If you’ve seen the Disclosure Day trailers, you’ve mostly been given scenes of deer and other assorted animals walking into people’s homes, that one sequence of Blunt’s character speaking in some foreign tongue during a TV weather broadcast, Firth being hooked up to machines in some lab, and other assorted shots of people in peril. True to that, Spielberg doesn’t waste time setting up anything. Disclosure Day drops you into the middle of some action, stumbling upon Daniel Kellner (O’Connor), who we learn in the trailer is “a part of it now” — that “it” being a corporation at the heart of suppressing information on extraterrestrial activity on Earth from the public. That information shouldn’t shock you; again, Spielberg has been asking these questions regarding extraterrestrials and their activity on Earth since Close Encounters. Is he reheating his nachos a bit? Sure, but it’s Spielberg, and in a film titled Disclosure Day, buckling in and going along for the journey before the “reveal” is the whole point.
That journey finds Spielberg, frankly, having a lot of fun. At one point in the film, Margaret Fairchild — the aforementioned woman speaking in tongues that Blunt portrays — finally links up with Kellner, speeding away in a car from Wardex and everyone else as they try to figure out next steps. One Wardex employee, Boyd (portrayed by Henry Lloyd-Hughes), is in hot pursuit and finds the couple stopped, waiting for a train to pass. He rams their car, forcing it closer and closer into the cavalcade of train wheels whizzing by. Earlier, as Kellner was making his escape from Wardex employees, Spielberg’s camera races alongside — and across from — Kellner, darting in and out of a wooden fence with some well-placed openings. Disclosure Day isn’t supposed to be an action thriller, but Spielberg must have enjoyed sticking Margaret and Kellner into these harrowing predicaments amid their confusion over what was actually happening to them.

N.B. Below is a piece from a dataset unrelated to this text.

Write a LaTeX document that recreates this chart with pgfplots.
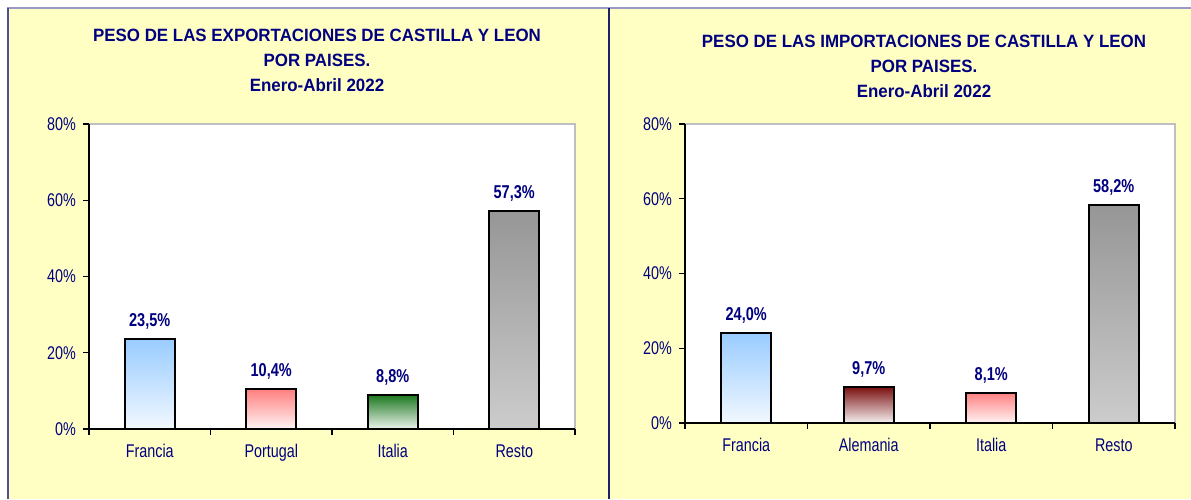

The cast of Disclosure Day all showed up for Spielberg, including Colin Firth as the stern Wardex head intent on quashing any information that might reach the public. Domingo, just as he did in the Euphoria series finale, carries the project when needed. Hugo Wakefield (Domingo) is that calm, all-knowing voice — the kind of person you’d want in your ear when everything in your life was falling apart. Blunt, in particular, shines. There’s a calmness she lends to her portrayal of Margaret, a woman in the middle of a life-altering situation that one can’t simply explain, only experience.
That experience — or rather, the reaction to that experience — may be where Disclosure Day lives or dies. Spielberg’s a legend, your favorite director’s favorite director. It’s 2026, though. Even as Obsession and Backrooms continue to dominate the late-spring box office, are today’s moviegoing audiences ready for original alien IP of this magnitude? Not a Men in Black or an Independence Day, but a more grounded mystery that appears to be the catalyst that woke a nation. The film, in that sense, could drive an increase in searches for documented extraterrestrial phenomena, be it Area 51 or Roswell. That may all come down to whether you’re actually inclined to watch a new Spielberg film in 2026 that questions what we’ve been told about these beings.
With projections of $65 million worldwide for Disclosure Day‘s opening weekend and an audience that may not be as connected to Spielberg’s legacy as generations past, the film could face an uphill battle, with theaters still running Backrooms and Obsession. It may actually be more interesting to see, post-opening weekend, whether word of mouth is enough to carry a strong second weekend. There are only so many calendar days before Spider-Man swings back into theaters. It’s hard to tell if Spielberg’s latest alien trick will be enough.